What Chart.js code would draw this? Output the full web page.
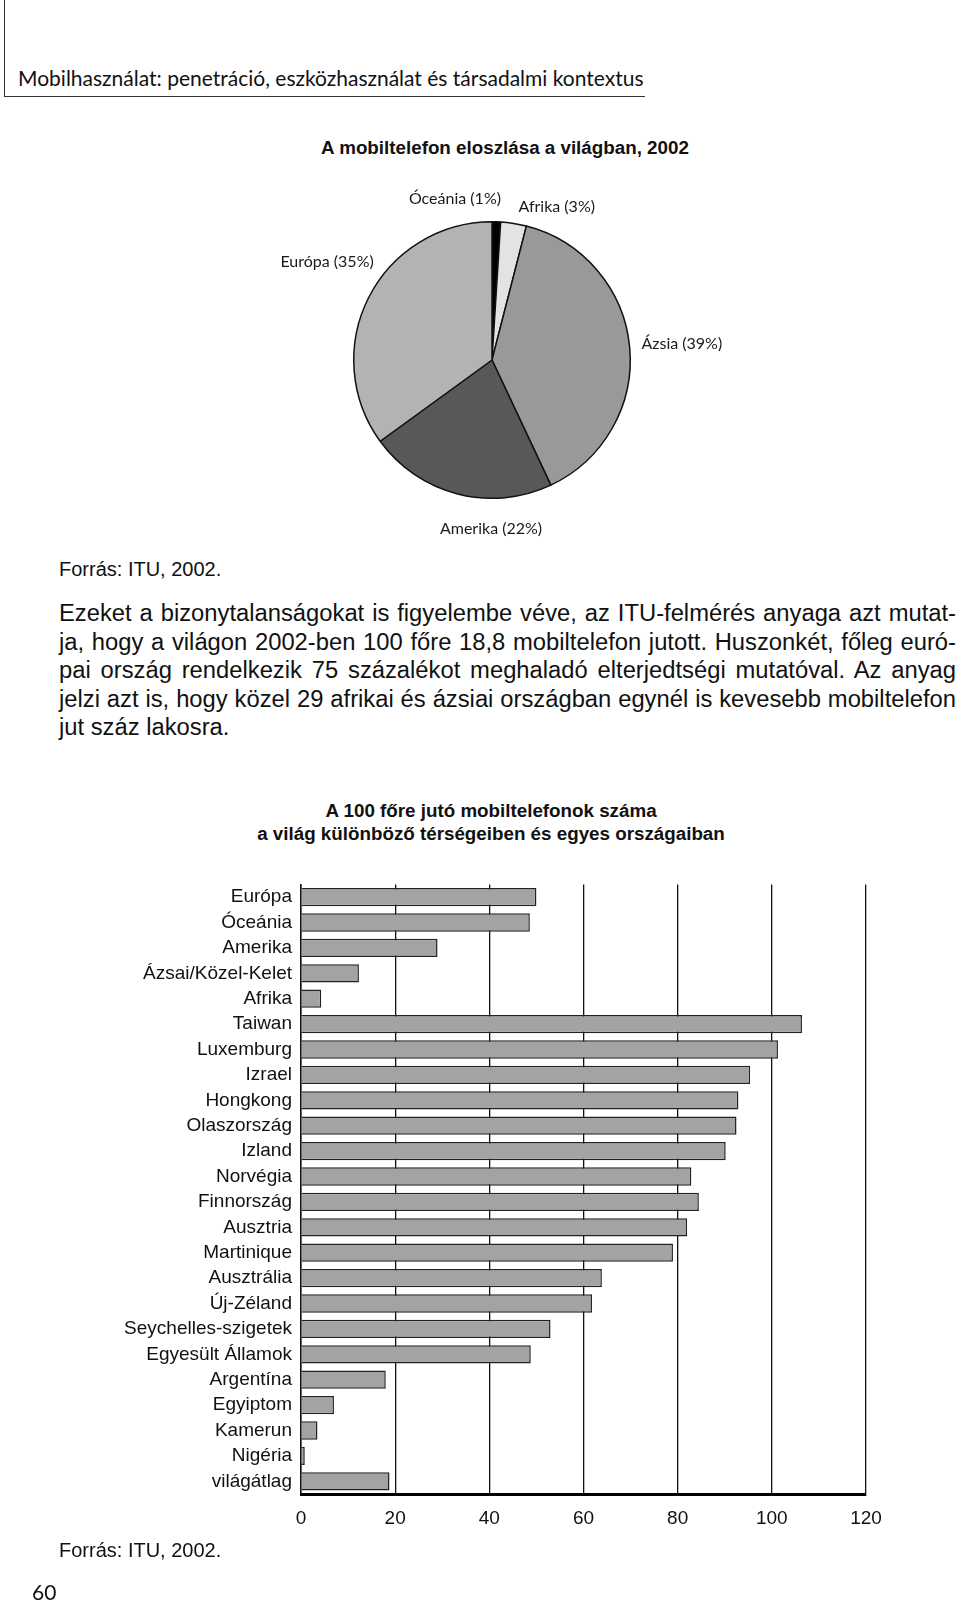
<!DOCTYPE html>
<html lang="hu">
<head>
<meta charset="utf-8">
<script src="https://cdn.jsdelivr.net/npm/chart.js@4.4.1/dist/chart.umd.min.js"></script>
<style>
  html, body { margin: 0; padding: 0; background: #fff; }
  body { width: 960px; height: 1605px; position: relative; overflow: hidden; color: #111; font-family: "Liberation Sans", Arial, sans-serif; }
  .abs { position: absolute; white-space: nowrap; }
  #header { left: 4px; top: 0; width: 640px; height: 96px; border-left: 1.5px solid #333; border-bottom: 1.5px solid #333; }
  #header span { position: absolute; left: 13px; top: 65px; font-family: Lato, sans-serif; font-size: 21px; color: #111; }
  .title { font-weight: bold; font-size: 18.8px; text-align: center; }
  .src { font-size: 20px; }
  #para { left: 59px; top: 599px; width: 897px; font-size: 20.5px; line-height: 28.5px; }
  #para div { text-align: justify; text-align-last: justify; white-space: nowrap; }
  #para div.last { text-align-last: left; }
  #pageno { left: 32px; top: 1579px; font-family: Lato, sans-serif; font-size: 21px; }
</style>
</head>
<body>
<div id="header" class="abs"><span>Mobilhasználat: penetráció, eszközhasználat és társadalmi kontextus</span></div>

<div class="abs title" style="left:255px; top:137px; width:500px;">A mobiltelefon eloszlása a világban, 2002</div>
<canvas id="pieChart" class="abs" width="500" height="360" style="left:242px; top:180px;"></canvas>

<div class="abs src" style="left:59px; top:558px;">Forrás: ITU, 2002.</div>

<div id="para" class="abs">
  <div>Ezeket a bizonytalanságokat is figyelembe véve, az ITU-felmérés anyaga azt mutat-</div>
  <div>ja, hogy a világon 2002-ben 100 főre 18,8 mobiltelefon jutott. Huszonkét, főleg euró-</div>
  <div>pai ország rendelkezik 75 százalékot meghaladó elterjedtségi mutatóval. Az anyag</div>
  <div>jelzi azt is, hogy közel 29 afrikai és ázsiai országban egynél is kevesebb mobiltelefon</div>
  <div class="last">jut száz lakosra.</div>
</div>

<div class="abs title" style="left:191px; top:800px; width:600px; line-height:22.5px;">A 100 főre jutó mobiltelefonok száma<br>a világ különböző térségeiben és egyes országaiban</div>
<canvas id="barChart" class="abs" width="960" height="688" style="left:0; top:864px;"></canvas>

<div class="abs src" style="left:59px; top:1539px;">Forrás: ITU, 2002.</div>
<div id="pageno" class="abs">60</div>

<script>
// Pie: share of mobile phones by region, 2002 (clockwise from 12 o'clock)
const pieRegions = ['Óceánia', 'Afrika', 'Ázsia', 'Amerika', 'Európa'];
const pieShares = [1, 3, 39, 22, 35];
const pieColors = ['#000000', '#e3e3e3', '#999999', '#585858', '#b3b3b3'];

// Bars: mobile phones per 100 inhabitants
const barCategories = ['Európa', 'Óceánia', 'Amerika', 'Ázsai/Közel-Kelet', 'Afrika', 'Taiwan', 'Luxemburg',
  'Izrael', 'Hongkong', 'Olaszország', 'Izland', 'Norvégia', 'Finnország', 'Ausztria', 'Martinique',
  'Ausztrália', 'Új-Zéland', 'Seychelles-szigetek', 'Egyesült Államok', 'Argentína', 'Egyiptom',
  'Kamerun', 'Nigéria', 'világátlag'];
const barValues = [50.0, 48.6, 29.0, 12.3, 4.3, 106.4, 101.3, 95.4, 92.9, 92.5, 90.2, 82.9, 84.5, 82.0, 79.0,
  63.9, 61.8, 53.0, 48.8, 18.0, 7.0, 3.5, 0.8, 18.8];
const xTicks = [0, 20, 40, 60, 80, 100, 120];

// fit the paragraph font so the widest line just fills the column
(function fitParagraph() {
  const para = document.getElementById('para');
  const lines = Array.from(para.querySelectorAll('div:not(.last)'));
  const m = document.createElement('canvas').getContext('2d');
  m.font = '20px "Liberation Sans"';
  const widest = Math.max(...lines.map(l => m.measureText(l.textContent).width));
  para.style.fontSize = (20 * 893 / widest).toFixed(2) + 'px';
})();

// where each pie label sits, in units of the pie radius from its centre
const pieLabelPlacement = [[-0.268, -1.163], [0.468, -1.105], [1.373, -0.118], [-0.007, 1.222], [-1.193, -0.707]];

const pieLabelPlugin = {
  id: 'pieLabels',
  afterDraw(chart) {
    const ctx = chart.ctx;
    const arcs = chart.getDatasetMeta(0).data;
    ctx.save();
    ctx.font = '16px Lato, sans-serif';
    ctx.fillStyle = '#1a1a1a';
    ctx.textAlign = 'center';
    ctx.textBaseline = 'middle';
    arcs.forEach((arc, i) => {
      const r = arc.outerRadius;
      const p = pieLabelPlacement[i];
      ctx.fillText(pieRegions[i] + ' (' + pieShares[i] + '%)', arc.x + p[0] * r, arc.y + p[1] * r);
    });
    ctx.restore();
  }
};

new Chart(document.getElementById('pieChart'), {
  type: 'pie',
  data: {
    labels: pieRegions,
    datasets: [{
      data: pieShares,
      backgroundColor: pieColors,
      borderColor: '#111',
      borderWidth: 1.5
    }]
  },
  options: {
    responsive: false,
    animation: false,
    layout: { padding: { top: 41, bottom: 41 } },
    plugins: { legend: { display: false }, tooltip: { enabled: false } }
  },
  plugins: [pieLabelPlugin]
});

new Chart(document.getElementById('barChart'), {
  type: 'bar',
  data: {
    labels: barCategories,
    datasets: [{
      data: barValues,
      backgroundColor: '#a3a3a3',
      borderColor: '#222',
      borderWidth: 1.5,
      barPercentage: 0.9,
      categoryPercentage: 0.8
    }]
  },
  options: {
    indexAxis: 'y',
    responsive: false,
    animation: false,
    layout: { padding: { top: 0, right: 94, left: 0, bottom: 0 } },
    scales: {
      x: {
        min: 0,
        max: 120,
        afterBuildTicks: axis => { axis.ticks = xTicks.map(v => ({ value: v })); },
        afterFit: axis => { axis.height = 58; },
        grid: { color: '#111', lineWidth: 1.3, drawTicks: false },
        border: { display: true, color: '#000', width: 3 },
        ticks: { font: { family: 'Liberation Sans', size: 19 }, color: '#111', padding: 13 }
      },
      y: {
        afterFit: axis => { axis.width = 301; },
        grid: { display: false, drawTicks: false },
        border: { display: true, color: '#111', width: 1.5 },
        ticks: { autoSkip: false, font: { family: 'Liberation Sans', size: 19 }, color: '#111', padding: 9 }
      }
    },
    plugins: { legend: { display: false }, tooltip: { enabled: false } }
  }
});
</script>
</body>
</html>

----

**SET EXERCISE:**
Reproduce every line of the material precisely, omitting its pictures.

**TASK RESULT:**
What Chart.js code would draw this? Output the full web page.
<!DOCTYPE html>
<html lang="hu">
<head>
<meta charset="utf-8">
<script src="https://cdn.jsdelivr.net/npm/chart.js@4.4.1/dist/chart.umd.min.js"></script>
<style>
  html, body { margin: 0; padding: 0; background: #fff; }
  body { width: 960px; height: 1605px; position: relative; overflow: hidden; color: #111; font-family: "Liberation Sans", Arial, sans-serif; }
  .abs { position: absolute; white-space: nowrap; }
  #header { left: 4px; top: 0; width: 640px; height: 96px; border-left: 1.5px solid #333; border-bottom: 1.5px solid #333; }
  #header span { position: absolute; left: 13px; top: 65px; font-family: Lato, sans-serif; font-size: 21px; color: #111; }
  .title { font-weight: bold; font-size: 18.8px; text-align: center; }
  .src { font-size: 20px; }
  #para { left: 59px; top: 599px; width: 897px; font-size: 20.5px; line-height: 28.5px; }
  #para div { text-align: justify; text-align-last: justify; white-space: nowrap; }
  #para div.last { text-align-last: left; }
  #pageno { left: 32px; top: 1579px; font-family: Lato, sans-serif; font-size: 21px; }
</style>
</head>
<body>
<div id="header" class="abs"><span>Mobilhasználat: penetráció, eszközhasználat és társadalmi kontextus</span></div>

<div class="abs title" style="left:255px; top:137px; width:500px;">A mobiltelefon eloszlása a világban, 2002</div>
<canvas id="pieChart" class="abs" width="500" height="360" style="left:242px; top:180px;"></canvas>

<div class="abs src" style="left:59px; top:558px;">Forrás: ITU, 2002.</div>

<div id="para" class="abs">
  <div>Ezeket a bizonytalanságokat is figyelembe véve, az ITU-felmérés anyaga azt mutat-</div>
  <div>ja, hogy a világon 2002-ben 100 főre 18,8 mobiltelefon jutott. Huszonkét, főleg euró-</div>
  <div>pai ország rendelkezik 75 százalékot meghaladó elterjedtségi mutatóval. Az anyag</div>
  <div>jelzi azt is, hogy közel 29 afrikai és ázsiai országban egynél is kevesebb mobiltelefon</div>
  <div class="last">jut száz lakosra.</div>
</div>

<div class="abs title" style="left:191px; top:800px; width:600px; line-height:22.5px;">A 100 főre jutó mobiltelefonok száma<br>a világ különböző térségeiben és egyes országaiban</div>
<canvas id="barChart" class="abs" width="960" height="688" style="left:0; top:864px;"></canvas>

<div class="abs src" style="left:59px; top:1539px;">Forrás: ITU, 2002.</div>
<div id="pageno" class="abs">60</div>

<script>
// Pie: share of mobile phones by region, 2002 (clockwise from 12 o'clock)
const pieRegions = ['Óceánia', 'Afrika', 'Ázsia', 'Amerika', 'Európa'];
const pieShares = [1, 3, 39, 22, 35];
const pieColors = ['#000000', '#e3e3e3', '#999999', '#585858', '#b3b3b3'];

// Bars: mobile phones per 100 inhabitants
const barCategories = ['Európa', 'Óceánia', 'Amerika', 'Ázsai/Közel-Kelet', 'Afrika', 'Taiwan', 'Luxemburg',
  'Izrael', 'Hongkong', 'Olaszország', 'Izland', 'Norvégia', 'Finnország', 'Ausztria', 'Martinique',
  'Ausztrália', 'Új-Zéland', 'Seychelles-szigetek', 'Egyesült Államok', 'Argentína', 'Egyiptom',
  'Kamerun', 'Nigéria', 'világátlag'];
const barValues = [50.0, 48.6, 29.0, 12.3, 4.3, 106.4, 101.3, 95.4, 92.9, 92.5, 90.2, 82.9, 84.5, 82.0, 79.0,
  63.9, 61.8, 53.0, 48.8, 18.0, 7.0, 3.5, 0.8, 18.8];
const xTicks = [0, 20, 40, 60, 80, 100, 120];

// fit the paragraph font so the widest line just fills the column
(function fitParagraph() {
  const para = document.getElementById('para');
  const lines = Array.from(para.querySelectorAll('div:not(.last)'));
  const m = document.createElement('canvas').getContext('2d');
  m.font = '20px "Liberation Sans"';
  const widest = Math.max(...lines.map(l => m.measureText(l.textContent).width));
  para.style.fontSize = (20 * 893 / widest).toFixed(2) + 'px';
})();

// where each pie label sits, in units of the pie radius from its centre
const pieLabelPlacement = [[-0.268, -1.163], [0.468, -1.105], [1.373, -0.118], [-0.007, 1.222], [-1.193, -0.707]];

const pieLabelPlugin = {
  id: 'pieLabels',
  afterDraw(chart) {
    const ctx = chart.ctx;
    const arcs = chart.getDatasetMeta(0).data;
    ctx.save();
    ctx.font = '16px Lato, sans-serif';
    ctx.fillStyle = '#1a1a1a';
    ctx.textAlign = 'center';
    ctx.textBaseline = 'middle';
    arcs.forEach((arc, i) => {
      const r = arc.outerRadius;
      const p = pieLabelPlacement[i];
      ctx.fillText(pieRegions[i] + ' (' + pieShares[i] + '%)', arc.x + p[0] * r, arc.y + p[1] * r);
    });
    ctx.restore();
  }
};

new Chart(document.getElementById('pieChart'), {
  type: 'pie',
  data: {
    labels: pieRegions,
    datasets: [{
      data: pieShares,
      backgroundColor: pieColors,
      borderColor: '#111',
      borderWidth: 1.5
    }]
  },
  options: {
    responsive: false,
    animation: false,
    layout: { padding: { top: 41, bottom: 41 } },
    plugins: { legend: { display: false }, tooltip: { enabled: false } }
  },
  plugins: [pieLabelPlugin]
});

new Chart(document.getElementById('barChart'), {
  type: 'bar',
  data: {
    labels: barCategories,
    datasets: [{
      data: barValues,
      backgroundColor: '#a3a3a3',
      borderColor: '#222',
      borderWidth: 1.5,
      barPercentage: 0.9,
      categoryPercentage: 0.8
    }]
  },
  options: {
    indexAxis: 'y',
    responsive: false,
    animation: false,
    layout: { padding: { top: 0, right: 94, left: 0, bottom: 0 } },
    scales: {
      x: {
        min: 0,
        max: 120,
        afterBuildTicks: axis => { axis.ticks = xTicks.map(v => ({ value: v })); },
        afterFit: axis => { axis.height = 58; },
        grid: { color: '#111', lineWidth: 1.3, drawTicks: false },
        border: { display: true, color: '#000', width: 3 },
        ticks: { font: { family: 'Liberation Sans', size: 19 }, color: '#111', padding: 13 }
      },
      y: {
        afterFit: axis => { axis.width = 301; },
        grid: { display: false, drawTicks: false },
        border: { display: true, color: '#111', width: 1.5 },
        ticks: { autoSkip: false, font: { family: 'Liberation Sans', size: 19 }, color: '#111', padding: 9 }
      }
    },
    plugins: { legend: { display: false }, tooltip: { enabled: false } }
  }
});
</script>
</body>
</html>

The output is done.